Blood On the Tracks was the peak of Dylan's songwriting career. It's one of the few Dylan albums where he's completely honest about his personal life and isn't a complete enigma. Every song on the album is perfect & collectively the songs add up so a semi-autobiographical collection of Dylan's well guarded love-life over the first decade of his public career.

He's also in the best signing voice of his career on Blood On The Tracks and he really conveys a great deal of emotion. His signature nasal world weary vocal sing-sing approach is gone. From around 1970 to 1978 Dylan really did develop into a first rate vocalist and even quit smoking. But by 1980, Dylan's voice was wrecked by all of those years of singing with his nose & throat, instead of using his diaphragm.

On Blood On The Tracks, Dylan in his mid-30's and finally seems to have gain some balance and perspective in his life and no longer needs to hide behind the angry young man facade. He finally seems to have come to grips with his status as a cultural icon who captured the zeitgeist of an entire generation of young Americans.

Lisnaholic 08-28-2013 08:18 PM

You make some interesting points about Blood on the Tracks, Gavin and I´m not going to argue with someone who shares my own high opinion of it; I imagine that both of us have spent many agreeable hours listening to this album with a sense of wonder.

On some of the tracks, he certainly sounds touchingly sincere, but I´d never say that Bob was "being completely honest about his personal life". In some songs he seems to be laying bare his heart, but I think Dylan is always the conscious artist first, and I´m not sure how many autobiographical details can be gleaned from the lyrics. Did he really get a job in the Great North Woods working as a cook for a spell ? Was he ever hunted like a crocodile, ravaged in the corn ? No, that´s Dylan the artist, inventing stories and crafting images for effect.

Not that it matters much; the metaphors, the sentiment all add up to a wonderful album and it´s rather like Chief Bromden says in One Flew Over The Cuckoo´s Nest; "It´s the truth, even if it didn´t happen that way."

BTW, have you come across these lyrics that Dylan wrote, but left off the album?

Shelter From The Storm:
Now the bonds are broken, but they can be retied
By one more journey to the woods, the holes where spirits hide
It´s a never-ending battle for a peace that´s always torn.
"Come in," she said,"I´ll give shelter from the storm."


If You See Her :
If she´s passing back this way, and I hope she don´t
Tell her she can look me up, I´ll either be here or I won´t.

Gavin B. 08-29-2013 01:40 AM

Dylan made this rare introspective album in the wake of his divorce from his first wife Sara (Noznisky) Dylan, who almost as much as a mysterious enigma, as Dylan himself.

The narrative of Tangled Up In Blue does roughly follow Dylan's early wanderings before eventually ending up in New York in 1961. From around age 17 to 20 Dylan was indeed traveling around the Midwest and South and working menial jobs prior to surfacing in Green Village and nearly instant stardom.

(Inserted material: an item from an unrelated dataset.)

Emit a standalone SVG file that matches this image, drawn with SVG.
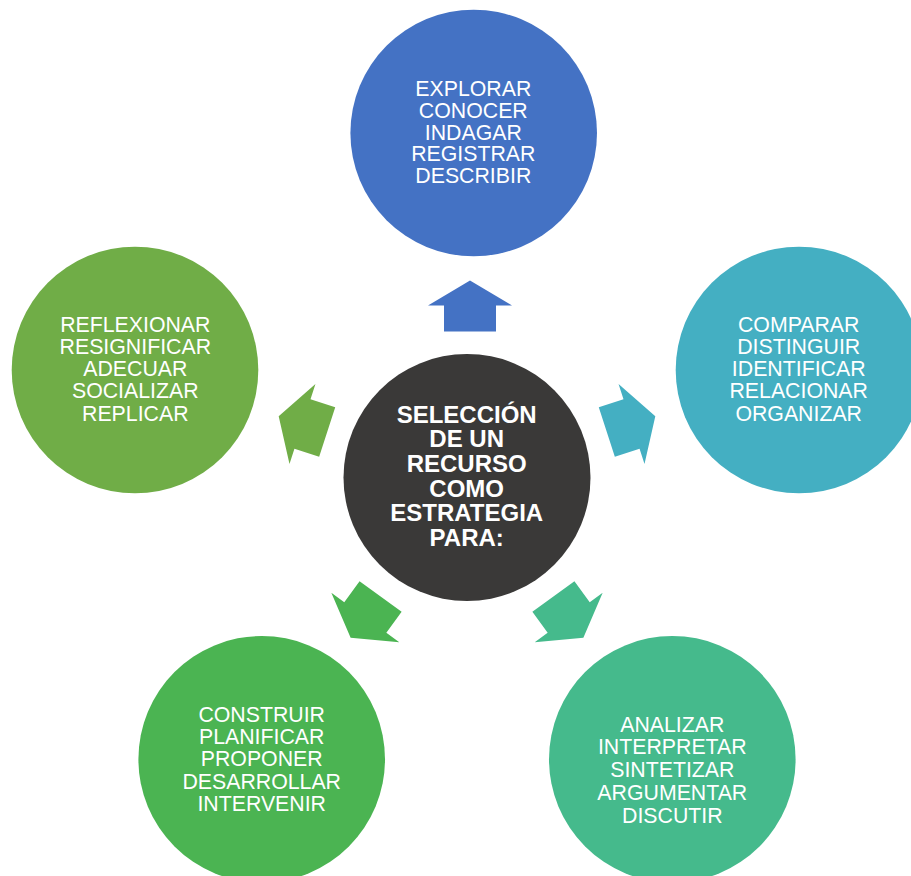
<svg xmlns="http://www.w3.org/2000/svg" width="911" height="876" viewBox="0 0 911 876">
<style>
.t{font-family:"Liberation Sans",Arial,sans-serif;font-size:21.3px;fill:#fff;text-anchor:middle}
.c{font-family:"Liberation Sans",Arial,sans-serif;font-size:24px;font-weight:bold;fill:#fff;text-anchor:middle}
</style>
<defs>
<polygon id="arr" points="0,-198 42,-173 26,-173 26,-147 -26,-147 -26,-173 -42,-173"/>
</defs>
<rect width="911" height="876" fill="#fff"/>
<g id="connectors">
<use href="#arr" transform="translate(470,478.5)" fill="#4472C4"/>
<use href="#arr" transform="translate(467,477.5) rotate(72)" fill="#44AFC2"/>
<use href="#arr" transform="translate(467,477.5) rotate(144)" fill="#45BA8C"/>
<use href="#arr" transform="translate(467,477.5) rotate(216)" fill="#4BB452"/>
<use href="#arr" transform="translate(467,477.5) rotate(288)" fill="#70AD47"/>
</g>
<g id="node-top">
<circle cx="473.7" cy="133" r="123.3" fill="#4472C4"/>
<text class="t" x="473.3" y="96"><tspan x="473.3">EXPLORAR</tspan><tspan x="473.3" dy="21.8">CONOCER</tspan><tspan x="473.3" dy="21.8">INDAGAR</tspan><tspan x="473.3" dy="21.8">REGISTRAR</tspan><tspan x="473.3" dy="21.8">DESCRIBIR</tspan></text>
</g>
<g id="node-right">
<circle cx="799" cy="370" r="123.3" fill="#44AFC2"/>
<text class="t" x="798.7" y="331.7"><tspan x="798.7">COMPARAR</tspan><tspan x="798.7" dy="22.25">DISTINGUIR</tspan><tspan x="798.7" dy="22.25">IDENTIFICAR</tspan><tspan x="798.7" dy="22.25">RELACIONAR</tspan><tspan x="798.7" dy="22.25">ORGANIZAR</tspan></text>
</g>
<g id="node-bottom-right">
<circle cx="672.3" cy="759.3" r="123.3" fill="#45BA8C"/>
<text class="t" x="672.3" y="731.7"><tspan x="672.3">ANALIZAR</tspan><tspan x="672.3" dy="22.75">INTERPRETAR</tspan><tspan x="672.3" dy="22.75">SINTETIZAR</tspan><tspan x="672.3" dy="22.75">ARGUMENTAR</tspan><tspan x="672.3" dy="22.75">DISCUTIR</tspan></text>
</g>
<g id="node-bottom-left">
<circle cx="261.7" cy="759.3" r="123.3" fill="#4BB452"/>
<text class="t" x="261.7" y="721.7"><tspan x="261.7">CONSTRUIR</tspan><tspan x="261.7" dy="22.3">PLANIFICAR</tspan><tspan x="261.7" dy="22.3">PROPONER</tspan><tspan x="261.7" dy="22.3">DESARROLLAR</tspan><tspan x="261.7" dy="22.3">INTERVENIR</tspan></text>
</g>
<g id="node-left">
<circle cx="135" cy="370" r="123.3" fill="#70AD47"/>
<text class="t" x="135.3" y="331.7"><tspan x="135.3">REFLEXIONAR</tspan><tspan x="135.3" dy="22.25">RESIGNIFICAR</tspan><tspan x="135.3" dy="22.25">ADECUAR</tspan><tspan x="135.3" dy="22.25">SOCIALIZAR</tspan><tspan x="135.3" dy="22.25">REPLICAR</tspan></text>
</g>
<g id="node-center">
<circle cx="467" cy="477.5" r="123.5" fill="#3A3938"/>
<text class="c" x="466.7" y="422.7"><tspan x="466.7">SELECCIÓN</tspan><tspan x="466.7" dy="24.6">DE UN</tspan><tspan x="466.7" dy="24.6">RECURSO</tspan><tspan x="466.7" dy="24.6">COMO</tspan><tspan x="466.7" dy="24.6">ESTRATEGIA</tspan><tspan x="466.7" dy="24.6">PARA:</tspan></text>
</g>
</svg>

Dylan did indeed live in an apartment on Montague St. in the East Village when revolution was in the air, as he sings in the song.

The Tangled Up In Blue narrative seems follow Dylan's hitch-hiking expeditions that led him to finally settling in New York and meeting Sara Nozinsky who was,as the song goes, was a topless dancer but she was also a Playboy model and aspiring actress. As the song goes, Sara was married at the time to Hans Lownds who was a character on the fringes of the cafe scene in Greenwich Village.

It wouldn't surprise me if Dylan had worked as a cook in Minnesota's Great North Woods when he just out of high school or during his short lived year or so at University of Minnesota. We know during this period he auditioned to play in Bobby Vee's band under a false name, he met blues musician Jesse Fuller while travelling in Denver and tried unsuccessfully to meet Fats Domino in New Orleans. Did he work on a fishing boat in Delacroix? Who knows... Dylan doesn't talk about the past.

Bob and Sara Dylan's son Jakob comments on Blood on the Tracks: "The songs are my parents talking" Apparently Dylan wrote another album's worth of music about his separation with Sara but he refused to record the songs. Dylan's friends who heard the unrecorded songs said they were even better than the ones on Blood on the Tracks.